The Apple Inc. logo is seen in the lobby of New York City's flagship Apple store
The Apple Inc. logo is seen in the lobby of New York City's flagship Apple store January 18, 2011. REUTERS

The tech giant Apple has reportedly burned $100 million against HTC in the first round of the legal battle between them, Newsweek columnist Dan Lyons wrote, Monday, on his blog.

An anonymous source close to the development gave Lyons the number. Who knows if it's true, but if so, Apple didn't get a lot for its money, Lyons wrote.

The Cupertino-based company launched the legal battle against HTC in February, 2010. Apple had asked the International Trade Commission (ITC) to stop HTC importing its devices into the U.S.

The case started out with 84 claims based on 10 patents, but by the time the case went to a judge, only four patents were disputed.

The final ruling was that one patent was completely invalid because of prior art.
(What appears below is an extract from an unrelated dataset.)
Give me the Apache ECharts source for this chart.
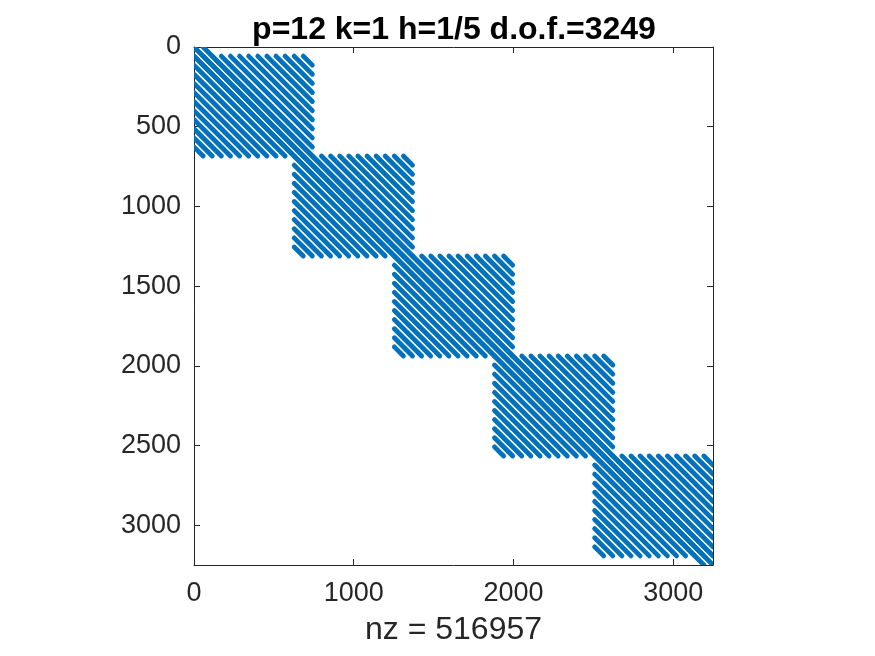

About two other patents, the ruling was that HTC didn't infringe them. Much worse, Apple itself hadn't used those patents in its own products. Accordingly, the judge ruled that Apple had no right to seek injunction based on them.

Only one was proved to infringe Apple's patent. However, that's a trivial victory for the tech giant, who burned $100 million in the process.
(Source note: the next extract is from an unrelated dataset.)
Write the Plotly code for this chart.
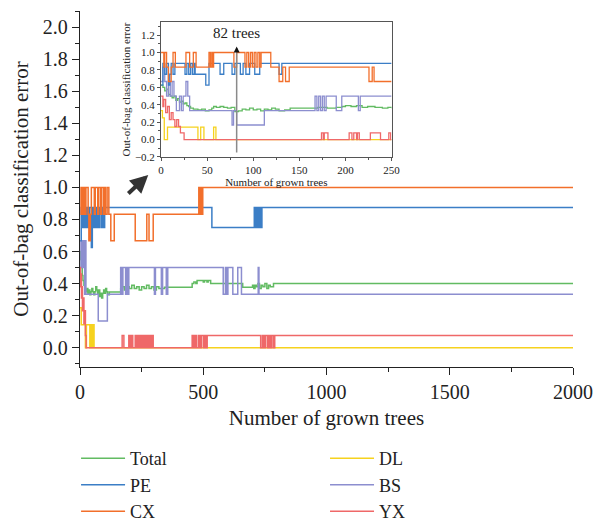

Moreover, the infringement only involved a tiny software feature. HTC can resolve the problem by removing that feature from the phones it sells in the U. S. or find another way to implement that feature.

If the purported number is true, it's not easy to imagine how much Apple could have spent on fighting against other Android smartphone makers, including Motorola and Samsung.

Of course, Apple has enough cash reserve to afford the legal battles. So it would be inappropriate to say whether the victory was worth the expense.

And let's not forget that Apple co-founder Steve Job had once vowed to stage a thermonuclear war on Android smartphone with his last dying breath and every penny Apple had in the bank, as the tech genius believed the rival has committed a grand theft of the iPhone's operating system.

I will spend every penny of Apple's $40 billion in the bank, to right this wrong, Jobs told the biographer Walter Isaacson. I'm going to destroy Android, because it's a stolen product. I'm willing to go thermonuclear war on this.

According to Isaacson's record, when Jobs once met with Google's Eric Schmidt in Palo Alto, California, the creative genius told Schmidt that I don't want your money. If you offer me $5 billion, I won't want it. I've got plenty of money. I want you to stop using our ideas in Android, that's all I want.